American farmers bred these tenacious little hunters as a pest control dog. The farmers mixed a wide assortment of breeds together to finally arrive at the Rat Terrier – mostly other terriers, but later they threw in a little whippet and greyhound, too. Now not only did this breed have the fierce hunting instincts of a terrier, but it also had a little kick in speed. This proved to be useful to the farmers, as the dogs could effectively chase down rats all around the barn and farm.
FUN FACT! Fitting with their American heritage, President Teddy Roosevelt was the one to give the Rat Terrier its name. His own Rat Terrier, according to him, solved a rat infestation at the White House! People who come up with breed standards are pretty picky, though, and they aren’t sure the Rat we know today was really the one that Roosevelt gave that name.
I’m giving him the credit, anyway.
HEALTH AND APPEARANCE
Most terriers tend to be a pretty healthy bunch, and Rats are no exception. They’re prone to things like floating kneecap and incorrect bites, but nothing especially serious. Life span varies depending on who you ask, but 13 – 18 years seems to be the average range.
Rats are a small breed, with miniature and standard varieties. Short coats (that aren’t wiry like a lot of terriers) make them easy to care for, as far as grooming goes. Their coats also come in many colors, but almost always with white in there somewhere. Chocolate coats, like Michga’s, are pretty rare.
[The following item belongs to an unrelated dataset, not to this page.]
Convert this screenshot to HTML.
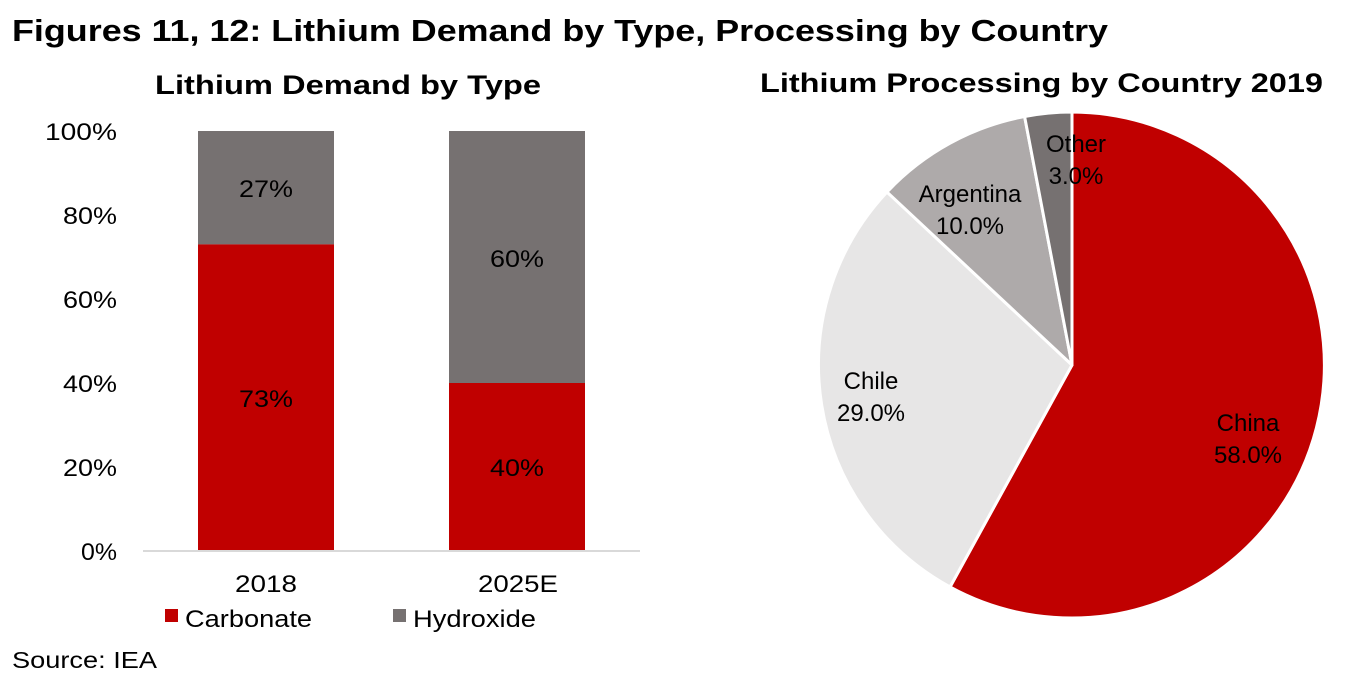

You usually find their ears will stand up on their own like a German Shepherd’s, instead of flopping over (although they are floppy when they’re puppies).
It’s a pretty adorable breed, in my opinion, but it’s possible I’m a little biased.
As with most terriers, this breed packs a lot of personality into a little bit of dog. Sources vary slightly in their description of their exact personality traits, but generally they are: intelligent, but stubborn; tiny, but fearless; loyal, but wary of strangers. These quick runners, and sometimes yippy barkers, make wonderful pets and companions – if you make sure to watch them closely.
IN MICHGA’S CASE
Fearless? Hahaha. No. She once got scared of a ladybug.
Wary of strangers? That’s an understatement.
So, Michga conforms to these breed standards… for the most part. She’s healthy, intelligent, and very loyal to her pack (which consists mostly of me, but extends sometimes to my parents). She is definitely a yippy watch dog, barking whenever she hears a knock or sees a stranger. And she’s a determined little hunter, especially for squirrels. Not that she’s ever caught any.
Since Michga would technically be classified as a toy dog, and the AKC apparently does not recognize that size for the breed, she’s probably been mixed with something back in her bloodline that means she is not a “true” Rat Terrier. I don’t really care, of course; mutt or purebred, she’s my princess either way.